Deprecated Ruby 3.2 method exists? is still used
smoeding opened this issue · 6 comments
Describe the Bug
Ruby 3.2 (used by Puppet-Agent 8) has removed the deprecated methods {File,Dir}.exists?
: https://github.com/puppetlabs/puppet/wiki/Puppet-8-Compatibility
Currently File.exists?
is still used by three parser functions: loadyaml
, loadjson
and load_module_metadata
.
Using one of these functions with Puppet 8 will probably not work as expected.
Expected Behavior
The functions should work when Puppet 8 is installed.
Environment
- 8.0.0
- Debian-11
Hey @smoeding, we have investigated this issue and the possibility of .exists?
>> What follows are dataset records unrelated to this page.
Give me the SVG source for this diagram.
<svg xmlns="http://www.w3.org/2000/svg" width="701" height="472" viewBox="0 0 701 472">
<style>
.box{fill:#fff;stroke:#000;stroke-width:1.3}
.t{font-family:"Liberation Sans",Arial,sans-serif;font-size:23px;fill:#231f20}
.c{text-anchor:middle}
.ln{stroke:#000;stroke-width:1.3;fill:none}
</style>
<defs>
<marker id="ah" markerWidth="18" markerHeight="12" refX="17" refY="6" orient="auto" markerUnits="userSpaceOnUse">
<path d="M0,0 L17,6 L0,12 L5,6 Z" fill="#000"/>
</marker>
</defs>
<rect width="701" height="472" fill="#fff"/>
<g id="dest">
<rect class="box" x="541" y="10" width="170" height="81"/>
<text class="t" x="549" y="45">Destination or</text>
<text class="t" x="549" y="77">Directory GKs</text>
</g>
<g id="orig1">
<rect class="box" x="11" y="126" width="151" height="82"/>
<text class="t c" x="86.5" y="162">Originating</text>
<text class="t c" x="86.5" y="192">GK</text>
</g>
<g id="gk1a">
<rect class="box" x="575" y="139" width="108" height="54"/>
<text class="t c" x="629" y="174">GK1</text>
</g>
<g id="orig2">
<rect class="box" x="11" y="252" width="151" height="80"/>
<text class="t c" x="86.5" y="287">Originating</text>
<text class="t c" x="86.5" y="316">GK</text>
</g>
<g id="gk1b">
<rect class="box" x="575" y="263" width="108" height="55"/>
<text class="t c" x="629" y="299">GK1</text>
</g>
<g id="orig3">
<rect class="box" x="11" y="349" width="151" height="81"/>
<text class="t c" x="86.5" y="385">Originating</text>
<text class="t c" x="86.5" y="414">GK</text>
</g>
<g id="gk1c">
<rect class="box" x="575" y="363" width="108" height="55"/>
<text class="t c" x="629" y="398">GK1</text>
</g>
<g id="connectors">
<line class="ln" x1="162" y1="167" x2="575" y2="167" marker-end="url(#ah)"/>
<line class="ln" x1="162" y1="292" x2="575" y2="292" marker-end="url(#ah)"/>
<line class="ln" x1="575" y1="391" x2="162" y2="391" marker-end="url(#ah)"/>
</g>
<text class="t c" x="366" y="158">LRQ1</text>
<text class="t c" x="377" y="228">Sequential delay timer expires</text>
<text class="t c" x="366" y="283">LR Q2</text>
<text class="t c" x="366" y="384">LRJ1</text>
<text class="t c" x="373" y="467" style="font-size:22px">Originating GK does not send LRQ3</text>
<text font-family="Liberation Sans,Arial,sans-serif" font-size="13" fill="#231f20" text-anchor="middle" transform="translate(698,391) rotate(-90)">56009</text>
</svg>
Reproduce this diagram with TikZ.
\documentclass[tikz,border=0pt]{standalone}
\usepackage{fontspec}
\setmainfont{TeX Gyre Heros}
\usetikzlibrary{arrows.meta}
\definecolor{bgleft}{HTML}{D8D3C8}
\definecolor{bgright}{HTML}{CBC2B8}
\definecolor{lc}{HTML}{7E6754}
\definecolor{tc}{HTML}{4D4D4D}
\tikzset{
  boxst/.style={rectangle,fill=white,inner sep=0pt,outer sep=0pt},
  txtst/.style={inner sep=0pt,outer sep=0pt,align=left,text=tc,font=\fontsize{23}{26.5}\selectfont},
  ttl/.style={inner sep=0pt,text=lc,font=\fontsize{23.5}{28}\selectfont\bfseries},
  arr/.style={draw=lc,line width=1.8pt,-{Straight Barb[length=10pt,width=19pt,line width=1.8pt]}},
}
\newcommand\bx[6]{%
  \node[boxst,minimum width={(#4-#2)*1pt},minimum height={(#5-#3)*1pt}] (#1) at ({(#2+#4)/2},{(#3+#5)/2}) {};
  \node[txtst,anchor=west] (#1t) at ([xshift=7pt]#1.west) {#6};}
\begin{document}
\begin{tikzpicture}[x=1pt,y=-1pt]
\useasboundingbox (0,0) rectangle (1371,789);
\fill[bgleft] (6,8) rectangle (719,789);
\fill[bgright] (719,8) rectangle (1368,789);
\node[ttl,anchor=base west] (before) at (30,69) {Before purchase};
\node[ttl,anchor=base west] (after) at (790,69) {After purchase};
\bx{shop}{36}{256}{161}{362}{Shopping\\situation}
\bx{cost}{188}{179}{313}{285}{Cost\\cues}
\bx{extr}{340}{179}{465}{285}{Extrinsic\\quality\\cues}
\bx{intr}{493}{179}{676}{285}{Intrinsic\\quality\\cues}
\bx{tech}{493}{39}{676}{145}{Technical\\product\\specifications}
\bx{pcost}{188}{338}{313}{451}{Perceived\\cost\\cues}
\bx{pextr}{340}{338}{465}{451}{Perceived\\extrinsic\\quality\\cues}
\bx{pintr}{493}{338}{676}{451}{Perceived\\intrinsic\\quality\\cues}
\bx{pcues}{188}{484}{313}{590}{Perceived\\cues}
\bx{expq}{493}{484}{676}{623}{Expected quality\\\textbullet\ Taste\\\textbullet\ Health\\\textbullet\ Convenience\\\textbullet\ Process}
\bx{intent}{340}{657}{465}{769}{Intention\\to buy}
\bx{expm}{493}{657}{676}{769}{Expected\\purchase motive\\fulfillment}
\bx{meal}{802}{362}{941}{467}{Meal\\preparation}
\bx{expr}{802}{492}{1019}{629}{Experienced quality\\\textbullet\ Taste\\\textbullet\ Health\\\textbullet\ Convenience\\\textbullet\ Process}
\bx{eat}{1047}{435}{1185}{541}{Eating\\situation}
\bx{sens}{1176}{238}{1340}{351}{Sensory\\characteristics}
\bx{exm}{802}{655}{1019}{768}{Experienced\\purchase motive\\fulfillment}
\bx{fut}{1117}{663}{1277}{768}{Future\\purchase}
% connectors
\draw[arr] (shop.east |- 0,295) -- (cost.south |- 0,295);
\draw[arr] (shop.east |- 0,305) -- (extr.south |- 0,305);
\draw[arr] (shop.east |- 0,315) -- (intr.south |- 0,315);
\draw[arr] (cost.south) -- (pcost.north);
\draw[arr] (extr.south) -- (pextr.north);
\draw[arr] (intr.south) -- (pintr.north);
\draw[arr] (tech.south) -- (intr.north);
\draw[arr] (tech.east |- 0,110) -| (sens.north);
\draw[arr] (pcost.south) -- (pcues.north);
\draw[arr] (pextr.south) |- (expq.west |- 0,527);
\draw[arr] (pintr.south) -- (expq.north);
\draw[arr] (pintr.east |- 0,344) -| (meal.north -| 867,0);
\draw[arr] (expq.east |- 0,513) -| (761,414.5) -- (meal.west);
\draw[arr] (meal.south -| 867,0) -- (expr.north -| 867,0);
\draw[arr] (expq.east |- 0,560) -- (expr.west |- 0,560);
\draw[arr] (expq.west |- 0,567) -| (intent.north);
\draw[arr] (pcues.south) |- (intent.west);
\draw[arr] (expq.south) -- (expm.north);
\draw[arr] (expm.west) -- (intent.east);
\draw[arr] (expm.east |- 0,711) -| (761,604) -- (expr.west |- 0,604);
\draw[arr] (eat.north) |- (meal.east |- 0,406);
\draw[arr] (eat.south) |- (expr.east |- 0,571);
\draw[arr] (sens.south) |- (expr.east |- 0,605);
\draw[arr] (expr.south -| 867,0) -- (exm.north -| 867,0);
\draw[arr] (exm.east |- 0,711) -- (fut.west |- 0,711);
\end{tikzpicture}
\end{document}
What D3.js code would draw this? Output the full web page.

causing failures in our code. It seems, however, that while it is true that starting Puppet 8, we are deprecating .exists?
in favor of .exist?
, our Stdlib module contains its own definition of the former here. We have tested all three occurrences of .exists?
in the code on Puppet 8 and they seem to be working correctly.
I believe this issue can be closed. However, if you do experience any failures related to this, feel free to reopen it with additional information about the issue.
@ekohl My conclusion came as a result of the failure messages I noticed while attempting to implement changes similar to the ones in #1357. The entire logic of the classes that were being 'fixed' started to fail on me and thus, I figured out it probably had something to do with the defined API method. Perhaps my conclusion and/or approach was wrong but I assumed the code was working (despite the usage of .exists?
) when I noticed test files such as loadjson_spec.rb passing green despite them requiring the overall logic to be functional.
Again, I might have taken the wrong approach so I will re-investigate this issue a bit later.
#1357 should address this issue.
As for the Puppet side, https://github.com/puppetlabs/puppet/blob/ad7d75b08dfff5e308fde199407d84308d74e538/lib/puppet/property/ensure.rb#L82-L85 is the relevant bit where it changes behavior if a provider implements exist?
, so exactly what you linked earlier.